5. Yep that didn’t work Imao. You can’t divide CFrames apparently. So instead I multiplied the lookRotation with (self.CFrame - self.Position):Inverse(). And…
   it’s a miracle

And that’s how you change Motor6D CFrame by using CFrame.lookAt()! All the calculations are abstracted by those handy functions. Thanks Roblox!

Since you guys have been helpful, I’ll mark a solution.
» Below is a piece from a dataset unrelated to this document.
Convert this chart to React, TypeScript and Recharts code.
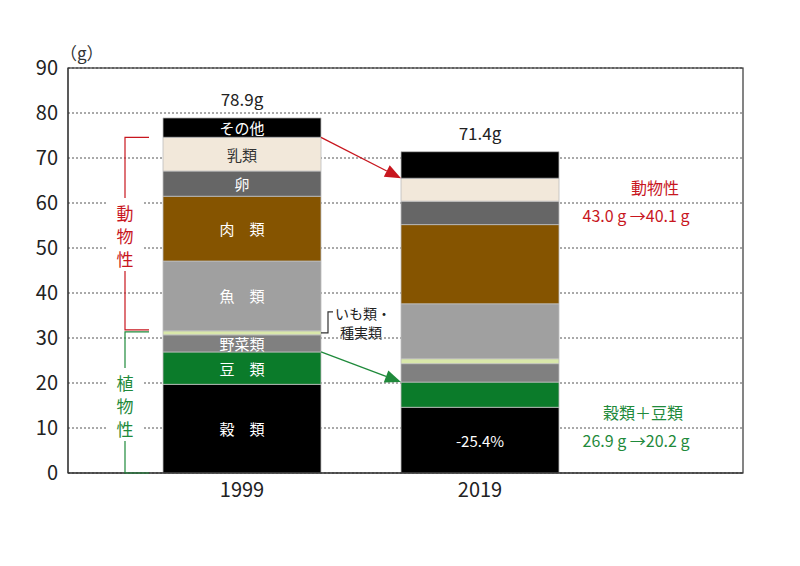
import React from 'react';
import { BarChart, Bar, XAxis, YAxis, CartesianGrid, LabelList } from 'recharts';

// values (g / day)
const years = ['1999', '2019'];
const grains = [19.7, 14.6];
const beans = [7.2, 5.6];
const vegetables = [3.8, 4.1];
const tubers = [0.9, 1.1];
const fish = [15.5, 12.2];
const meat = [14.4, 17.6];
const eggs = [5.6, 5.2];
const milk = [7.5, 5.1];
const others = [4.3, 5.9];
const totalLabels = ['78.9g', '71.4g'];
const yTicks = [0, 10, 20, 30, 40, 50, 60, 70, 80, 90];

const series = [
  { key: 'grains', values: grains, color: '#000000', text: '#ffffff', labels: ['穀　類', '-25.4%'] },
  { key: 'beans', values: beans, color: '#0b7b2a', text: '#ffffff', labels: ['豆　類', ''] },
  { key: 'vegetables', values: vegetables, color: '#808080', text: '#ffffff', labels: ['野菜類', ''] },
  { key: 'tubers', values: tubers, color: '#d9e8aa', text: '#333333', labels: ['', ''] },
  { key: 'fish', values: fish, color: '#a0a0a0', text: '#ffffff', labels: ['魚　類', ''] },
  { key: 'meat', values: meat, color: '#855400', text: '#ffffff', labels: ['肉　類', ''] },
  { key: 'eggs', values: eggs, color: '#666666', text: '#ffffff', labels: ['卵', ''] },
  { key: 'milk', values: milk, color: '#f2e8da', text: '#333333', labels: ['乳類', ''] },
  { key: 'others', values: others, color: '#000000', text: '#ffffff', labels: ['その他', ''] },
];

const data = years.map((year, i) => {
  const row: any = { year };
  series.forEach((s) => (row[s.key] = s.values[i]));
  return row;
});

// layout
const W = 800;
const H = 566;
const M = { top: 68, right: 57, bottom: 63, left: 8 };
const Y_AXIS_W = 60;
const X_AXIS_H = 30;
const PAD_L = 55;
const PAD_R = 144;
const BAR = 158;
const Y_MAX = 90;
const PLOT_L = M.left + Y_AXIS_W;
const PLOT_T = M.top;
const PLOT_R = W - M.right;
const PLOT_B = H - M.bottom - X_AXIS_H;

const band = (PLOT_R - PLOT_L - PAD_L - PAD_R) / years.length;
const centerOf = (i: number) => PLOT_L + PAD_L + band * (i + 0.5);
const yOf = (v: number) => PLOT_T + (PLOT_B - PLOT_T) * (1 - v / Y_MAX);
const cum = (i: number, upto: number) => series.slice(0, upto).reduce((a, s) => a + s.values[i], 0);

const RED = '#c8161e';
const GREEN = '#1f8a3b';
const FONT = "'Noto Sans CJK JP', 'Noto Sans', sans-serif";

const Arrow = ({ x1, y1, x2, y2, color }: any) => {
  const dx = x2 - x1;
  const dy = y2 - y1;
  const len = Math.sqrt(dx * dx + dy * dy);
  const ux = dx / len;
  const uy = dy / len;
  const hl = 16;
  const hw = 6.5;
  const bx = x2 - ux * hl;
  const by = y2 - uy * hl;
  return (
    <g>
      <line x1={x1} y1={y1} x2={bx} y2={by} stroke={color} strokeWidth={1.3} />
      <polygon
        points={`${x2},${y2} ${bx - uy * hw},${by + ux * hw} ${bx + uy * hw},${by - ux * hw}`}
        fill={color}
      />
    </g>
  );
};

const VText = ({ x, y, chars, color }: any) => (
  <g>
    <rect x={x - 17} y={y - 14} width={34} height={chars.length * 23 + 4} fill="#fff" />
    {chars.map((c: string, k: number) => (
      <text key={k} x={x} y={y + k * 23} textAnchor="middle" dominantBaseline="central" fill={color} fontSize={17}>
        {c}
      </text>
    ))}
  </g>
);

const Annotations = () => {
  const right0 = centerOf(0) + BAR / 2;
  const left1 = centerOf(1) - BAR / 2;
  const animalTop = [cum(0, 8), cum(1, 8)];
  const animalBottom = cum(0, 4);
  const plantTop = [cum(0, 2), cum(1, 2)];
  const tuberY = yOf((cum(0, 3) + cum(0, 4)) / 2);
  const bx = 125;
  const tx = 149;
  return (
    <svg width={W} height={H} style={{ position: 'absolute', left: 0, top: 0, pointerEvents: 'none' }} fontFamily={FONT}>
      <rect x={PLOT_L} y={PLOT_T} width={PLOT_R - PLOT_L} height={PLOT_B - PLOT_T} fill="none" stroke="#333" strokeWidth={1.2} />
      <text x={60} y={52} fontSize={17} fill="#333" dominantBaseline="central">（g）</text>

      {/* animal bracket */}
      <polyline
        points={`${tx},${yOf(animalTop[0])} ${bx},${yOf(animalTop[0])} ${bx},${yOf(animalBottom) - 1} ${tx},${yOf(animalBottom) - 1}`}
        fill="none" stroke={RED} strokeWidth={1.2}
      />
      <VText x={bx} y={212} chars={['動', '物', '性']} color={RED} />

      {/* plant bracket */}
      <polyline
        points={`${tx},${yOf(animalBottom) + 1} ${bx},${yOf(animalBottom) + 1} ${bx},${PLOT_B} ${tx},${PLOT_B}`}
        fill="none" stroke={GREEN} strokeWidth={1.2}
      />
      <VText x={bx} y={382} chars={['植', '物', '性']} color={GREEN} />

      {/* tubers callout */}
      <polyline
        points={`${right0},${tuberY} ${right0 + 7},${tuberY} ${right0 + 7},${tuberY - 21} ${right0 + 12},${tuberY - 21}`}
        fill="none" stroke="#333" strokeWidth={1.2}
      />
      <text x={right0 + 14} y={tuberY - 20} fontSize={14} fill="#222" dominantBaseline="central">いも類・</text>
      <text x={right0 + 19} y={tuberY - 1} fontSize={14} fill="#222" dominantBaseline="central">種実類</text>

      <Arrow x1={right0} y1={yOf(animalTop[0])} x2={left1} y2={yOf(animalTop[1])} color={RED} />
      <Arrow x1={right0} y1={yOf(plantTop[0])} x2={left1} y2={yOf(plantTop[1])} color={GREEN} />

      <text x={655} y={187} textAnchor="middle" dominantBaseline="central" fontSize={16} fill={RED}>動物性</text>
      <text x={636} y={215} textAnchor="middle" dominantBaseline="central" fontSize={16} fill={RED}>43.0 g →40.1 g</text>
      <text x={643} y={412} textAnchor="middle" dominantBaseline="central" fontSize={16} fill={GREEN}>穀類＋豆類</text>
      <text x={636} y={440} textAnchor="middle" dominantBaseline="central" fontSize={16} fill={GREEN}>26.9 g →20.2 g</text>
    </svg>
  );
};

export default function App() {
  return (
    <div style={{ position: 'absolute', left: 0, top: 0, width: W, height: H, background: '#fff', fontFamily: FONT }}>
      <BarChart width={W} height={H} data={data} margin={M}>
        <CartesianGrid horizontal vertical={false} stroke="#555" strokeDasharray="2 2" />
        <XAxis
          dataKey="year"
          height={X_AXIS_H}
          padding={{ left: PAD_L, right: PAD_R }}
          tickLine={false}
          axisLine={{ stroke: '#333' }}
          tick={{ fontSize: 20, fill: '#222' }}
          tickMargin={4}
        />
        <YAxis
          width={Y_AXIS_W}
          domain={[0, Y_MAX]}
          ticks={yTicks}
          interval={0}
          tickLine={false}
          axisLine={{ stroke: '#333' }}
          tick={{ fontSize: 20, fill: '#222' }}
          tickMargin={4}
        />
        {series.map((s) => (
          <Bar
            key={s.key}
            dataKey={s.key}
            stackId="a"
            fill={s.color}
            stroke="#bdbdbd"
            strokeWidth={0.8}
            barSize={BAR}
            isAnimationActive={false}
          >
            <LabelList
              dataKey={s.key}
              content={(p: any) => {
                const t = s.labels[p.index];
                if (!t) return null;
                return (
                  <text
                    x={p.x + p.width / 2}
                    y={p.y + p.height / 2}
                    textAnchor="middle"
                    dominantBaseline="central"
                    fill={s.text}
                    fontSize={15}
                  >
                    {t}
                  </text>
                );
              }}
            />
            {s.key === 'others' && (
              <LabelList
                dataKey={s.key}
                content={(p: any) => (
                  <text x={p.x + p.width / 2} y={p.y - 19} textAnchor="middle" dominantBaseline="central" fill="#222" fontSize={17}>
                    {totalLabels[p.index]}
                  </text>
                )}
              />
            )}
          </Bar>
        ))}
      </BarChart>
      <Annotations />
    </div>
  );
}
Nice work, experimenting with CFrames, but I’d like to point out that this:

Is not completely true. This is because the C0 or C1 is relative to the part 0 or part 1 of the Motor6ds so you can just inverse the part0 in order to position it in world terms which is what I did in my module sauce:

local relativeToWorld = currentJointMotor6D.Part0.CFrame:Inverse()
	local lookAtWorld = CFrame.lookAt(turretPosition,lookAtPosition,baseCFrame.UpVector)

	local goalCFrame

	if self.Constraints then
		local turretRelativeCF = baseCFrame:ToObjectSpace(lookAtWorld)
		local x , y , z = turretRelativeCF:ToOrientation()
		--print(math.deg(x),math.deg(y),math.deg(z))
		local constrainedX , constrainedY = self:EulerClampXY(x,y)
		--print(math.deg(constrainedX),math.deg(constrainedY))
		--print(math.deg(constrainedY))
		goalCFrame = relativeToWorld*baseCFrame*CFrame.fromOrientation(constrainedX,constrainedY,z)*turretCFrameRotationOffset
	else
		goalCFrame = relativeToWorld*lookAtWorld*turretCFrameRotationOffset
end

The end result you get a CFrame in world terms yet is also relative to the Part0 Motor. BTW I learnt this from @Rare_tendo and I’m really grateful for this CFrame trick and have been using it in all my projects.

I believe this is the easier method, but whatever floats your boat I guess. It’s just an alternative method you can use to find the relative rotation CFrame.

Good morning.
Thanks for pointing that out! That’s very helpful to know. I’m learning a lot from the community.